STATED EXERCISE: Restate word for word the lines of the data below, from the first through the one that has "const columnTitles = ['Low".

# # # # # # #

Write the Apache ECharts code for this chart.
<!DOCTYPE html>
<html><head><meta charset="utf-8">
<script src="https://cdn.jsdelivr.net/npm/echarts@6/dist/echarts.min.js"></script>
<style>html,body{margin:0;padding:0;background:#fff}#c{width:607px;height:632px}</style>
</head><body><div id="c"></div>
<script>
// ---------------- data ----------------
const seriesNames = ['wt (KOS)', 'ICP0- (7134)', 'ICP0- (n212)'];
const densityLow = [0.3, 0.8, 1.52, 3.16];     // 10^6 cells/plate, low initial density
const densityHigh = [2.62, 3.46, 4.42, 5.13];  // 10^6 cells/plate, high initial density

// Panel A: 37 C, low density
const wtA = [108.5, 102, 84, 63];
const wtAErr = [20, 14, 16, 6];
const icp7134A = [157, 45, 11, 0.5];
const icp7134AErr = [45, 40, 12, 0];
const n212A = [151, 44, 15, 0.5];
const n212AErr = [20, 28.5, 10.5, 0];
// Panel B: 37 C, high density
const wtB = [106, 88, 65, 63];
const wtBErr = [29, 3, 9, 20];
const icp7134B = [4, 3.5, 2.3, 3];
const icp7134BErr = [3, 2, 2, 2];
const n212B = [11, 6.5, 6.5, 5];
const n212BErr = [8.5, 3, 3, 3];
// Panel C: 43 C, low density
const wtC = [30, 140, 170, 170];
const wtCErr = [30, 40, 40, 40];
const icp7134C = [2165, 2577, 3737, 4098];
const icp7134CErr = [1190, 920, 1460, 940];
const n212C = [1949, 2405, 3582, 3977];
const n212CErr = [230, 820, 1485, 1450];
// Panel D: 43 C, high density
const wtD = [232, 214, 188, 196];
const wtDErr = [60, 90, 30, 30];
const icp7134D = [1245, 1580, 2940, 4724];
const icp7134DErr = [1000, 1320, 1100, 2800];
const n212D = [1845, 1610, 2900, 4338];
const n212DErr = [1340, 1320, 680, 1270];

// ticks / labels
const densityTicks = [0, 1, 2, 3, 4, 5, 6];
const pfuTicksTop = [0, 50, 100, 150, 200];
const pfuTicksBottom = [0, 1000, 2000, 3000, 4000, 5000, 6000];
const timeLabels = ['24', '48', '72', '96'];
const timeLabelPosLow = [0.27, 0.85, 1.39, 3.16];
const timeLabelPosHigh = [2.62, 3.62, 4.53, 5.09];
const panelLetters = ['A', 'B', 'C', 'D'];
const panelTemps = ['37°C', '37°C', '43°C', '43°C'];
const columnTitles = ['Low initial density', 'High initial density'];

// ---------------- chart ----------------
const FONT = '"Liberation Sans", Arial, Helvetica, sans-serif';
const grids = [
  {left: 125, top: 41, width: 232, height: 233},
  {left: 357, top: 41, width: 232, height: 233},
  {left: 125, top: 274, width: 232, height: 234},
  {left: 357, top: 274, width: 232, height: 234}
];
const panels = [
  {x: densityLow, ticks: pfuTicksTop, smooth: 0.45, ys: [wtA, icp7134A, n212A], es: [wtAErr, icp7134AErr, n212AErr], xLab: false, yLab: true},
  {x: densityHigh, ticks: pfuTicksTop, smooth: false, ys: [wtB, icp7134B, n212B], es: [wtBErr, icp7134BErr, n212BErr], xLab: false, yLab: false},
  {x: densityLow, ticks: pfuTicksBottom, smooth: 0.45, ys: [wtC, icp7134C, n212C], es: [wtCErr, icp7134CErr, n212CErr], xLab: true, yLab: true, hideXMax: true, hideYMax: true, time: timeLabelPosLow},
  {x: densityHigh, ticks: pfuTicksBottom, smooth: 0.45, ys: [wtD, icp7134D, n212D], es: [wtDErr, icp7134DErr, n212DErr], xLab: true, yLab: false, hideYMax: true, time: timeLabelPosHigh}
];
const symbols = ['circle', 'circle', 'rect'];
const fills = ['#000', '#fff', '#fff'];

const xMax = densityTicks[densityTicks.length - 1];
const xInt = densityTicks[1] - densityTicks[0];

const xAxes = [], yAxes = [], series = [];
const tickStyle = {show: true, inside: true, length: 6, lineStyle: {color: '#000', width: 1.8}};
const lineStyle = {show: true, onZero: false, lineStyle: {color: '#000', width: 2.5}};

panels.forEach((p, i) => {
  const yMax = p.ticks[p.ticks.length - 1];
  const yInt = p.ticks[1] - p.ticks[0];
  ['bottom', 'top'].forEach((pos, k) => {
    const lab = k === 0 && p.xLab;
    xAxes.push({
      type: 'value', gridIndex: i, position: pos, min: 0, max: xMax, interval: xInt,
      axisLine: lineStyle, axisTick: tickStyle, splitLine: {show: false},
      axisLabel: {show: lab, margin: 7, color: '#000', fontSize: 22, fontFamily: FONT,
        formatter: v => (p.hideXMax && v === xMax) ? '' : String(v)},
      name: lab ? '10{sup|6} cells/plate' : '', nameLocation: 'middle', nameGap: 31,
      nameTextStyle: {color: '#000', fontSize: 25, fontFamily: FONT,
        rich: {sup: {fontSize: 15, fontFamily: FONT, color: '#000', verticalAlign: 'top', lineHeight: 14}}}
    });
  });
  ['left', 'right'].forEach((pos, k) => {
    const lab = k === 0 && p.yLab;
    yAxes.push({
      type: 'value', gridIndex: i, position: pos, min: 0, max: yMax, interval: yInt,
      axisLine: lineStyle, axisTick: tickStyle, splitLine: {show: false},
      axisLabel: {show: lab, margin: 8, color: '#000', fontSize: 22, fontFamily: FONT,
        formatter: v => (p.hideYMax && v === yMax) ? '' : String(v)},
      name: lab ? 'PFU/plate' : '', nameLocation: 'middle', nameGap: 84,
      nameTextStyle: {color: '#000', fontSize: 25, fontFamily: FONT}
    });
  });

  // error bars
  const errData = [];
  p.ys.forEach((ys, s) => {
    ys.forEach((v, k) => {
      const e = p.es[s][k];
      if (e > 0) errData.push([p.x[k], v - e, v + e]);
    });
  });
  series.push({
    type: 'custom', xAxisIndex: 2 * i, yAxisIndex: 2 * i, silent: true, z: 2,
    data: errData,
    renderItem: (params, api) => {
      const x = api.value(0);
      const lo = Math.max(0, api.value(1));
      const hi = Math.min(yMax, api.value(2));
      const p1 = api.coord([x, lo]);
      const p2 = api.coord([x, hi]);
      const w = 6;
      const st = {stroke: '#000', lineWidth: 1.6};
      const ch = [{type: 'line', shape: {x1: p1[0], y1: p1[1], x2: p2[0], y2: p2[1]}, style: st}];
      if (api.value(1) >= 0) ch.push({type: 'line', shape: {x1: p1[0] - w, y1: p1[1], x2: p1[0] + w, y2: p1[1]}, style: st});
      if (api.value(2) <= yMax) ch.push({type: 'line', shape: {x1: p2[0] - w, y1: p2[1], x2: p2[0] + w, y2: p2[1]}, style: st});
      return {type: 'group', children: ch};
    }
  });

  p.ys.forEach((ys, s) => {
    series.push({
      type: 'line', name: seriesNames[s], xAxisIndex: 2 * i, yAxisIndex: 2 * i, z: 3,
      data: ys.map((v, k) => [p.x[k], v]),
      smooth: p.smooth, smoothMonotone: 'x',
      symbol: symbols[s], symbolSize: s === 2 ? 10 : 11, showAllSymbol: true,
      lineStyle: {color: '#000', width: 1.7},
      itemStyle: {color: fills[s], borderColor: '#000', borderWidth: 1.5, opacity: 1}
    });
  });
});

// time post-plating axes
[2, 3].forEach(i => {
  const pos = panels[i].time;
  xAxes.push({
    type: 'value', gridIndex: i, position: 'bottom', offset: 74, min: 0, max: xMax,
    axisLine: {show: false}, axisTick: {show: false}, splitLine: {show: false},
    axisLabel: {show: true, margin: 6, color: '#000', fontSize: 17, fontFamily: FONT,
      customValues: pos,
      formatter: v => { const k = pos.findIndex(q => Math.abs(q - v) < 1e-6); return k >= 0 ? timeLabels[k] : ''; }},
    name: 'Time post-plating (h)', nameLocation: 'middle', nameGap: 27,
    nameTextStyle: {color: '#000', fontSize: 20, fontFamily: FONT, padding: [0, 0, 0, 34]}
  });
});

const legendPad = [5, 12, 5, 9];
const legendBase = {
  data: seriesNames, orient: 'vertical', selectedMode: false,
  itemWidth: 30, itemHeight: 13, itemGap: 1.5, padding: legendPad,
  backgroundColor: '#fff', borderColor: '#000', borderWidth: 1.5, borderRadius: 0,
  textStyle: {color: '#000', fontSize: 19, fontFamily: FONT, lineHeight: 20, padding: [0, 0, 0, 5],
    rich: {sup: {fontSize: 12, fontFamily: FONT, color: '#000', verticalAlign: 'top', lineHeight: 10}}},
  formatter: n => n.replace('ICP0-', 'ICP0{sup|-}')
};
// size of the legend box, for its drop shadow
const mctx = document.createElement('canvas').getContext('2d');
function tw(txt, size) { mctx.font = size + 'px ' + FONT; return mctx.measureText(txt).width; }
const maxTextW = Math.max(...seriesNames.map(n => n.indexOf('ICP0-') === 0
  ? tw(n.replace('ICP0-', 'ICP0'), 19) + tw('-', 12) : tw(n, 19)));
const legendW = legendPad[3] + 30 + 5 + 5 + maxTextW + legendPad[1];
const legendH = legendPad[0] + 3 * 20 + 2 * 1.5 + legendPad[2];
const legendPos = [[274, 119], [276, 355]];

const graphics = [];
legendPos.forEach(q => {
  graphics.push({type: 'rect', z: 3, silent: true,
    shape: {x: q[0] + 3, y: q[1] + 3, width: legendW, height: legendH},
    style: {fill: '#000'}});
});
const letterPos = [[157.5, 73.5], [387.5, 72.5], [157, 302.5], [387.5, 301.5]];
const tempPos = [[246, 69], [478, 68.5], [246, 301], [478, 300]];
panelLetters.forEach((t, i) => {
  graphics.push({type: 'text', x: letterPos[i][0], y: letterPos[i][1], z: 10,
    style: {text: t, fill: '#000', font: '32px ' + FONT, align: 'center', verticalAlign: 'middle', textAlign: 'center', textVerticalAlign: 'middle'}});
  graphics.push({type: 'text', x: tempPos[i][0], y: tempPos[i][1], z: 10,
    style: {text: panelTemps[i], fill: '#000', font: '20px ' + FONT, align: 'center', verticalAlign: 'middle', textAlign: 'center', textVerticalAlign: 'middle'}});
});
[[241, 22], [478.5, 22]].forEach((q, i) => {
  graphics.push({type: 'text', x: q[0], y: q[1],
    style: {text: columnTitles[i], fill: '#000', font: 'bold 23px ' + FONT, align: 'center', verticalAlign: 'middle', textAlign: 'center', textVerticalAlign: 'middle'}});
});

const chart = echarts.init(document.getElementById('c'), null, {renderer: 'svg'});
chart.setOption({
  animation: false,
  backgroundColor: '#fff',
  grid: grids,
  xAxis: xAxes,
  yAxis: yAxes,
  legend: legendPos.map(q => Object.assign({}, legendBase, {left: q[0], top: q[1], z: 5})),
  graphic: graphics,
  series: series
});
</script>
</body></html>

# # # # # # #

SOLVED PROBLEM:
Write the Apache ECharts code for this chart.
<!DOCTYPE html>
<html><head><meta charset="utf-8">
<script src="https://cdn.jsdelivr.net/npm/echarts@6/dist/echarts.min.js"></script>
<style>html,body{margin:0;padding:0;background:#fff}#c{width:607px;height:632px}</style>
</head><body><div id="c"></div>
<script>
// ---------------- data ----------------
const seriesNames = ['wt (KOS)', 'ICP0- (7134)', 'ICP0- (n212)'];
const densityLow = [0.3, 0.8, 1.52, 3.16];     // 10^6 cells/plate, low initial density
const densityHigh = [2.62, 3.46, 4.42, 5.13];  // 10^6 cells/plate, high initial density

// Panel A: 37 C, low density
const wtA = [108.5, 102, 84, 63];
const wtAErr = [20, 14, 16, 6];
const icp7134A = [157, 45, 11, 0.5];
const icp7134AErr = [45, 40, 12, 0];
const n212A = [151, 44, 15, 0.5];
const n212AErr = [20, 28.5, 10.5, 0];
// Panel B: 37 C, high density
const wtB = [106, 88, 65, 63];
const wtBErr = [29, 3, 9, 20];
const icp7134B = [4, 3.5, 2.3, 3];
const icp7134BErr = [3, 2, 2, 2];
const n212B = [11, 6.5, 6.5, 5];
const n212BErr = [8.5, 3, 3, 3];
// Panel C: 43 C, low density
const wtC = [30, 140, 170, 170];
const wtCErr = [30, 40, 40, 40];
const icp7134C = [2165, 2577, 3737, 4098];
const icp7134CErr = [1190, 920, 1460, 940];
const n212C = [1949, 2405, 3582, 3977];
const n212CErr = [230, 820, 1485, 1450];
// Panel D: 43 C, high density
const wtD = [232, 214, 188, 196];
const wtDErr = [60, 90, 30, 30];
const icp7134D = [1245, 1580, 2940, 4724];
const icp7134DErr = [1000, 1320, 1100, 2800];
const n212D = [1845, 1610, 2900, 4338];
const n212DErr = [1340, 1320, 680, 1270];

// ticks / labels
const densityTicks = [0, 1, 2, 3, 4, 5, 6];
const pfuTicksTop = [0, 50, 100, 150, 200];
const pfuTicksBottom = [0, 1000, 2000, 3000, 4000, 5000, 6000];
const timeLabels = ['24', '48', '72', '96'];
const timeLabelPosLow = [0.27, 0.85, 1.39, 3.16];
const timeLabelPosHigh = [2.62, 3.62, 4.53, 5.09];
const panelLetters = ['A', 'B', 'C', 'D'];
const panelTemps = ['37°C', '37°C', '43°C', '43°C'];
const columnTitles = ['Low initial density', 'High initial density'];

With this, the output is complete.